▸ Provided material
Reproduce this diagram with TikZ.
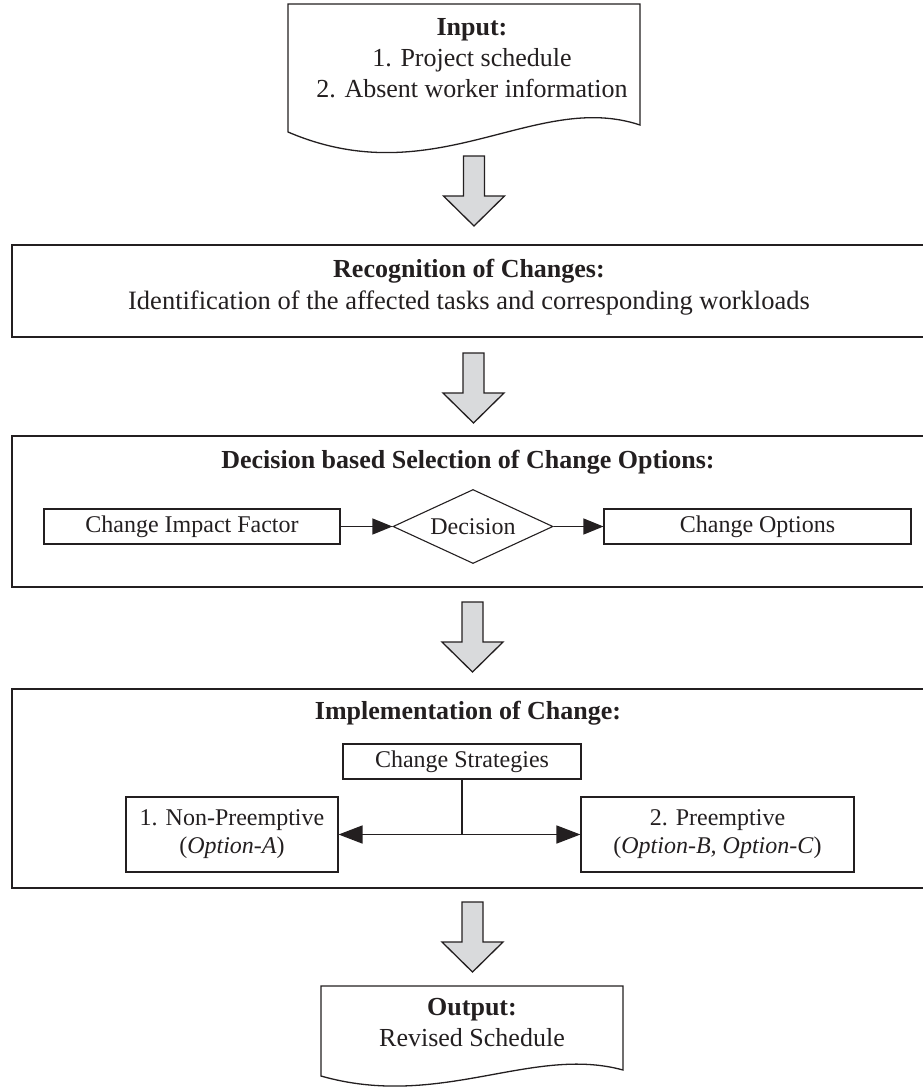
\documentclass[tikz,border=0pt]{standalone}
\usepackage{fontspec}
\setmainfont{Liberation Serif}
\usetikzlibrary{shapes.geometric,arrows.meta}
\definecolor{arrowgray}{RGB}{217,218,220}
\definecolor{ink}{RGB}{35,31,32}
\newcommand\blockarrowdown[2]{%
  \filldraw[blockarrow] (#1-10.5,#2) -- (#1+10.5,#2) -- (#1+10.5,#2+40) -- (#1+30.5,#2+40) -- (#1,#2+70) -- (#1-30.5,#2+40) -- (#1-10.5,#2+40) -- cycle;}
\begin{document}
\begin{tikzpicture}[x=1pt,y=-1pt,
  every node/.style={font=\fontsize{26}{31}\selectfont, inner sep=0pt, align=center, text=ink},
  bigbox/.style={draw=ink, line width=1.6pt},
  smallbox/.style={draw=ink, line width=1.1pt, font=\fontsize{24}{28}\selectfont},
  docline/.style={draw=ink, line width=1.3pt, fill=white},
  blockarrow/.style={draw=ink, line width=1.3pt, fill=arrowgray, line join=miter},
  conn/.style={draw=ink, line width=1.2pt, -{Triangle[length=20pt,width=16pt]}},
  connboth/.style={draw=ink, line width=1.6pt, {Triangle[length=24pt,width=18pt]}-{Triangle[length=24pt,width=18pt]}},
]
\useasboundingbox (0,0) rectangle (922,1090);

% Input document
\draw[docline] (288,4) -- (640,4) -- (640,125)
  .. controls (535,90) and (435,195) .. (288,132) -- cycle;
\node (input) at (472,58) {\textbf{Input:}\\1. Project schedule\\2. Absent worker information};

\blockarrowdown{474}{156}

% Recognition
\node[bigbox, minimum width=912pt, minimum height=92pt] (recbox) at (468,291) {};
\node (rectext) at (469,287) {\textbf{Recognition of Changes:}\\[0.5pt]\fontsize{26.5}{31}\selectfont Identification of the affected tasks and corresponding workloads};

\blockarrowdown{473.5}{353}

% Decision
\node[bigbox, minimum width=912pt, minimum height=151pt] (decbox) at (468,511.5) {};
\node (dectitle) at (468,462) {\textbf{Decision based Selection of Change Options:}};
\node[smallbox, minimum width=296pt, minimum height=35pt] (cif) at (192,526.5) {Change Impact Factor};
\node[smallbox, diamond, aspect=2.16, minimum width=160pt, minimum height=74pt] (dec) at (473,526.5) {Decision};
\node[smallbox, minimum width=307pt, minimum height=35pt] (co) at (757.5,526.5) {Change Options};
\draw[conn] (cif) -- (dec);
\draw[conn] (dec) -- (co);

\blockarrowdown{472.5}{602}

% Implementation
\node[bigbox, minimum width=912pt, minimum height=199pt] (impbox) at (468,788.5) {};
\node (imptitle) at (468,713) {\textbf{Implementation of Change:}};
\node[smallbox, minimum width=238pt, minimum height=35pt] (cs) at (462,761.5) {Change Strategies};
\node[smallbox, minimum width=212pt, minimum height=75pt] (nonpre) at (232,834.5) {1. Non-Preemptive\\(\textit{Option-A})};
\node[smallbox, minimum width=273pt, minimum height=75pt] (pre) at (717.5,834.5) {2. Preemptive\\(\textit{Option-B, Option-C})};
\coordinate (junc) at (cs.south |- nonpre.east);
\draw[draw=ink, line width=1.6pt] (cs.south) -- (junc);
\draw[connboth] (nonpre.east) -- (pre.west);

\blockarrowdown{472.5}{902}

% Output document
\draw[docline] (321,986) -- (623,986) -- (623,1070)
  .. controls (532,1045) and (440,1110) .. (321,1076) -- cycle;
\node (output) at (472,1023) {\textbf{Output:}\\Revised Schedule};
\end{tikzpicture}
\end{document}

▸ What the exercise asks
Omit any images, then output the listing exactly.

▸ Response
Reproduce this diagram with TikZ.
\documentclass[tikz,border=0pt]{standalone}
\usepackage{fontspec}
\setmainfont{Liberation Serif}
\usetikzlibrary{shapes.geometric,arrows.meta}
\definecolor{arrowgray}{RGB}{217,218,220}
\definecolor{ink}{RGB}{35,31,32}
\newcommand\blockarrowdown[2]{%
  \filldraw[blockarrow] (#1-10.5,#2) -- (#1+10.5,#2) -- (#1+10.5,#2+40) -- (#1+30.5,#2+40) -- (#1,#2+70) -- (#1-30.5,#2+40) -- (#1-10.5,#2+40) -- cycle;}
\begin{document}
\begin{tikzpicture}[x=1pt,y=-1pt,
  every node/.style={font=\fontsize{26}{31}\selectfont, inner sep=0pt, align=center, text=ink},
  bigbox/.style={draw=ink, line width=1.6pt},
  smallbox/.style={draw=ink, line width=1.1pt, font=\fontsize{24}{28}\selectfont},
  docline/.style={draw=ink, line width=1.3pt, fill=white},
  blockarrow/.style={draw=ink, line width=1.3pt, fill=arrowgray, line join=miter},
  conn/.style={draw=ink, line width=1.2pt, -{Triangle[length=20pt,width=16pt]}},
  connboth/.style={draw=ink, line width=1.6pt, {Triangle[length=24pt,width=18pt]}-{Triangle[length=24pt,width=18pt]}},
]
\useasboundingbox (0,0) rectangle (922,1090);

% Input document
\draw[docline] (288,4) -- (640,4) -- (640,125)
  .. controls (535,90) and (435,195) .. (288,132) -- cycle;
\node (input) at (472,58) {\textbf{Input:}\\1. Project schedule\\2. Absent worker information};

\blockarrowdown{474}{156}

% Recognition
\node[bigbox, minimum width=912pt, minimum height=92pt] (recbox) at (468,291) {};
\node (rectext) at (469,287) {\textbf{Recognition of Changes:}\\[0.5pt]\fontsize{26.5}{31}\selectfont Identification of the affected tasks and corresponding workloads};

\blockarrowdown{473.5}{353}

% Decision
\node[bigbox, minimum width=912pt, minimum height=151pt] (decbox) at (468,511.5) {};
\node (dectitle) at (468,462) {\textbf{Decision based Selection of Change Options:}};
\node[smallbox, minimum width=296pt, minimum height=35pt] (cif) at (192,526.5) {Change Impact Factor};
\node[smallbox, diamond, aspect=2.16, minimum width=160pt, minimum height=74pt] (dec) at (473,526.5) {Decision};
\node[smallbox, minimum width=307pt, minimum height=35pt] (co) at (757.5,526.5) {Change Options};
\draw[conn] (cif) -- (dec);
\draw[conn] (dec) -- (co);

\blockarrowdown{472.5}{602}

% Implementation
\node[bigbox, minimum width=912pt, minimum height=199pt] (impbox) at (468,788.5) {};
\node (imptitle) at (468,713) {\textbf{Implementation of Change:}};
\node[smallbox, minimum width=238pt, minimum height=35pt] (cs) at (462,761.5) {Change Strategies};
\node[smallbox, minimum width=212pt, minimum height=75pt] (nonpre) at (232,834.5) {1. Non-Preemptive\\(\textit{Option-A})};
\node[smallbox, minimum width=273pt, minimum height=75pt] (pre) at (717.5,834.5) {2. Preemptive\\(\textit{Option-B, Option-C})};
\coordinate (junc) at (cs.south |- nonpre.east);
\draw[draw=ink, line width=1.6pt] (cs.south) -- (junc);
\draw[connboth] (nonpre.east) -- (pre.west);

\blockarrowdown{472.5}{902}

% Output document
\draw[docline] (321,986) -- (623,986) -- (623,1070)
  .. controls (532,1045) and (440,1110) .. (321,1076) -- cycle;
\node (output) at (472,1023) {\textbf{Output:}\\Revised Schedule};
\end{tikzpicture}
\end{document}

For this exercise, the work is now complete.